*GOAL*: For the data below, transcribe the part that opens with the line containing "Reproduce this chart with Observable Plot." and closes with the line containing "const limitV = [40, 40, 47, 47];", exactly and with no pictures.

*DATASET CONTENT*:
^^^^^^^^

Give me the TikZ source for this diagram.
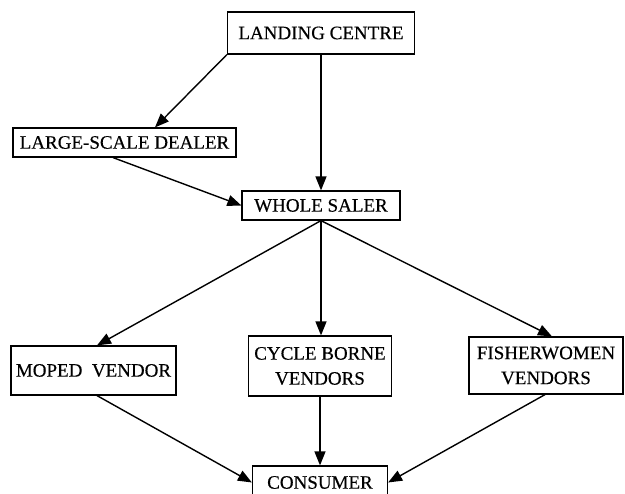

^^^^^^^^

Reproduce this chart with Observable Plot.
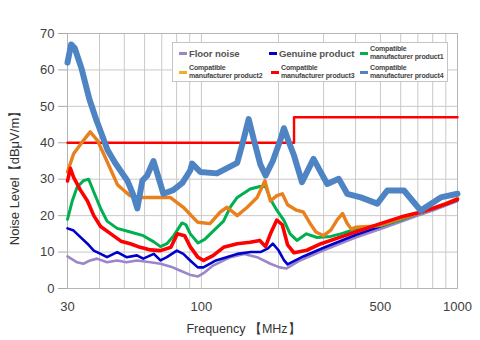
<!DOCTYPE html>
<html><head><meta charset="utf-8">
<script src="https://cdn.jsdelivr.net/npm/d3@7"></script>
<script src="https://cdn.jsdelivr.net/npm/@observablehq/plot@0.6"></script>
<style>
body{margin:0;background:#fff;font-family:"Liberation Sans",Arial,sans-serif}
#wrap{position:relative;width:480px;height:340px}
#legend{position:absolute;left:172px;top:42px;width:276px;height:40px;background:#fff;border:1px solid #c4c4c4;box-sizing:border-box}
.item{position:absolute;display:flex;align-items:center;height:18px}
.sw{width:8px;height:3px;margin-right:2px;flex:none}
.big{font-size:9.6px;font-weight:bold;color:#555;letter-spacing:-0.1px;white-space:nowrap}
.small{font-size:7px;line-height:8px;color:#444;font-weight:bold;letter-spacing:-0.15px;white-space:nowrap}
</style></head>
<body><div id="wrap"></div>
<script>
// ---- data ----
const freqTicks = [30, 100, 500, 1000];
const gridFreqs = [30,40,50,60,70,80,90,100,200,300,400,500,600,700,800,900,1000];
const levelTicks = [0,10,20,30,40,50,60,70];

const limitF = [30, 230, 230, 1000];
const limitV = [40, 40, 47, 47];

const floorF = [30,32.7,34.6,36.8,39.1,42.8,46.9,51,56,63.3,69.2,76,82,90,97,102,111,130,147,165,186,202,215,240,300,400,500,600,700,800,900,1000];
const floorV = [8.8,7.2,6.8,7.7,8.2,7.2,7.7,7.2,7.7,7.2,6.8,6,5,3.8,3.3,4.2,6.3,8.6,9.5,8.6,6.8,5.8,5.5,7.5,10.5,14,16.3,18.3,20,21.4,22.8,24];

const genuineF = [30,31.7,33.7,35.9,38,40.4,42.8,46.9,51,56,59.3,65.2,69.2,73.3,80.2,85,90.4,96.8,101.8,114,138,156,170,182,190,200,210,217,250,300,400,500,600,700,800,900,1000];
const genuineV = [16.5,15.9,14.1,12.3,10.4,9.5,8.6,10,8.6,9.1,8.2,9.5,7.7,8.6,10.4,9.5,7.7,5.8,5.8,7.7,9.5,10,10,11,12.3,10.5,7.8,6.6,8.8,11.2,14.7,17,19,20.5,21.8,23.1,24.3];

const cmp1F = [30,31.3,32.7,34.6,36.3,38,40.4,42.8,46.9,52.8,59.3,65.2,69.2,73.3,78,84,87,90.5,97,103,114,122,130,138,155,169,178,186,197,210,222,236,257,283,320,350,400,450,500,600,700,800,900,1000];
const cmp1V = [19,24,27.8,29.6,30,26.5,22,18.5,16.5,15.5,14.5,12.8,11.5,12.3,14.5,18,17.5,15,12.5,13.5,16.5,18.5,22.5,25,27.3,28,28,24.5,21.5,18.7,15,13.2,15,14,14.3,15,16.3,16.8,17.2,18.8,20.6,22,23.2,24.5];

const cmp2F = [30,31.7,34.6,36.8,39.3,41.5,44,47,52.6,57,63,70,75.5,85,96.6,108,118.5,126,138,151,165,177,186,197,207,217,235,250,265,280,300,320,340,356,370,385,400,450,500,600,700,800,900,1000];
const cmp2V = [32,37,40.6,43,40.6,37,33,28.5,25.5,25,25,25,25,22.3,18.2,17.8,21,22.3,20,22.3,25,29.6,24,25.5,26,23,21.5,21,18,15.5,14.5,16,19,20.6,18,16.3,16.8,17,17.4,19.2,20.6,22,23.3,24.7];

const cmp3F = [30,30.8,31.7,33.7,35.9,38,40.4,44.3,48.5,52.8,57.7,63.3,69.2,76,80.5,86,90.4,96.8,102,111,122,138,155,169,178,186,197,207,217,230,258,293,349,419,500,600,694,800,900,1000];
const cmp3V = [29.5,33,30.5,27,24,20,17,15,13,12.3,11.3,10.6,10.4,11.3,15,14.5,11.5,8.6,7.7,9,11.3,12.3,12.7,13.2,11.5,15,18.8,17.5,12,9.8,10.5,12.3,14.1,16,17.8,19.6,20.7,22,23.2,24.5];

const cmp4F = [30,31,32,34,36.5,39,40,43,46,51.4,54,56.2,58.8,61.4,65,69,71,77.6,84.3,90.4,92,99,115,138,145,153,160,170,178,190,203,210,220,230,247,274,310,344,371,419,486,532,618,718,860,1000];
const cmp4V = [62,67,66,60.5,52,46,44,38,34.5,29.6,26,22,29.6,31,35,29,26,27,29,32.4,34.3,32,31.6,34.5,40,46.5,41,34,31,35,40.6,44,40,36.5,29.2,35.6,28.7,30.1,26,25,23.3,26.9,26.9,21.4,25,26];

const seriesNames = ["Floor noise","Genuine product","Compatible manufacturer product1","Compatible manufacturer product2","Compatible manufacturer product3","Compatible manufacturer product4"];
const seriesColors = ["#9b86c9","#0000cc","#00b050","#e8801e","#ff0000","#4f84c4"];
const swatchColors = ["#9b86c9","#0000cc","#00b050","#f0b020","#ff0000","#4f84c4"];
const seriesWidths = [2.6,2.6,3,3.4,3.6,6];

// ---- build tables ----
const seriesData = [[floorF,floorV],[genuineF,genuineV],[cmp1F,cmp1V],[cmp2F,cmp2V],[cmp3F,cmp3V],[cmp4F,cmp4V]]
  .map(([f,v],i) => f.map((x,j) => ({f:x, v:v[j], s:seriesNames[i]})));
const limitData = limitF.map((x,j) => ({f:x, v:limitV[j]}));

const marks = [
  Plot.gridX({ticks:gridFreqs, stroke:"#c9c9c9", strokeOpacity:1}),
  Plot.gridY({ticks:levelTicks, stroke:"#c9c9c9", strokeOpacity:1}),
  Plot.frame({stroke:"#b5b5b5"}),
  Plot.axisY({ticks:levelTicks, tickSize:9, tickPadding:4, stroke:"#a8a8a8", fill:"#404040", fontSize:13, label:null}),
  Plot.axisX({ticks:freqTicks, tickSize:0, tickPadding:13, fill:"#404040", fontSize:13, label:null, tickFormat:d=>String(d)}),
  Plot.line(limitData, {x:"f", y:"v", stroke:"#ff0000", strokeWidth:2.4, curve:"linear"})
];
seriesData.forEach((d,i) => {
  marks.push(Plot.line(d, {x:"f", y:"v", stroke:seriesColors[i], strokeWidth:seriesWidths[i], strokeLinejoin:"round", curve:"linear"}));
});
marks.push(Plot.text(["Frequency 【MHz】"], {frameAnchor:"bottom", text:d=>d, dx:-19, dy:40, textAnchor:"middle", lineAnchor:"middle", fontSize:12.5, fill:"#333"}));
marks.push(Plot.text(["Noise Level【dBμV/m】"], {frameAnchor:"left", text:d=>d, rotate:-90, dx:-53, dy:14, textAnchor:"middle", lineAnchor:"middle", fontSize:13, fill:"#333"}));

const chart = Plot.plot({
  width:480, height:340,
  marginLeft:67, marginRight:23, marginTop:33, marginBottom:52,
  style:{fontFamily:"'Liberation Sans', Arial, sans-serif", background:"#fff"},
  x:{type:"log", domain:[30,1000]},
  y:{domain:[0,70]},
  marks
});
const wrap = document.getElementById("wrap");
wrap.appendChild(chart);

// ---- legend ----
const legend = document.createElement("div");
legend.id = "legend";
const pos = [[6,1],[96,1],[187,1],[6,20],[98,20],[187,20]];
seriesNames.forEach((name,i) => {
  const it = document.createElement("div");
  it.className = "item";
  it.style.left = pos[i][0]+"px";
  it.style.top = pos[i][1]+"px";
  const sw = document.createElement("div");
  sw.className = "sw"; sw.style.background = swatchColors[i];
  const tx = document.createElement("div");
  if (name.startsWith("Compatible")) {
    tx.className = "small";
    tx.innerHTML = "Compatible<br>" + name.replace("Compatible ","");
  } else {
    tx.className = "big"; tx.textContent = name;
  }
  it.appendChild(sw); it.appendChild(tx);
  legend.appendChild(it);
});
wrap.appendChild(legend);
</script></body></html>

^^^^^^^^

*OUTPUT*:
Reproduce this chart with Observable Plot.
<!DOCTYPE html>
<html><head><meta charset="utf-8">
<script src="https://cdn.jsdelivr.net/npm/d3@7"></script>
<script src="https://cdn.jsdelivr.net/npm/@observablehq/plot@0.6"></script>
<style>
body{margin:0;background:#fff;font-family:"Liberation Sans",Arial,sans-serif}
#wrap{position:relative;width:480px;height:340px}
#legend{position:absolute;left:172px;top:42px;width:276px;height:40px;background:#fff;border:1px solid #c4c4c4;box-sizing:border-box}
.item{position:absolute;display:flex;align-items:center;height:18px}
.sw{width:8px;height:3px;margin-right:2px;flex:none}
.big{font-size:9.6px;font-weight:bold;color:#555;letter-spacing:-0.1px;white-space:nowrap}
.small{font-size:7px;line-height:8px;color:#444;font-weight:bold;letter-spacing:-0.15px;white-space:nowrap}
</style></head>
<body><div id="wrap"></div>
<script>
// ---- data ----
const freqTicks = [30, 100, 500, 1000];
const gridFreqs = [30,40,50,60,70,80,90,100,200,300,400,500,600,700,800,900,1000];
const levelTicks = [0,10,20,30,40,50,60,70];

const limitF = [30, 230, 230, 1000];
const limitV = [40, 40, 47, 47];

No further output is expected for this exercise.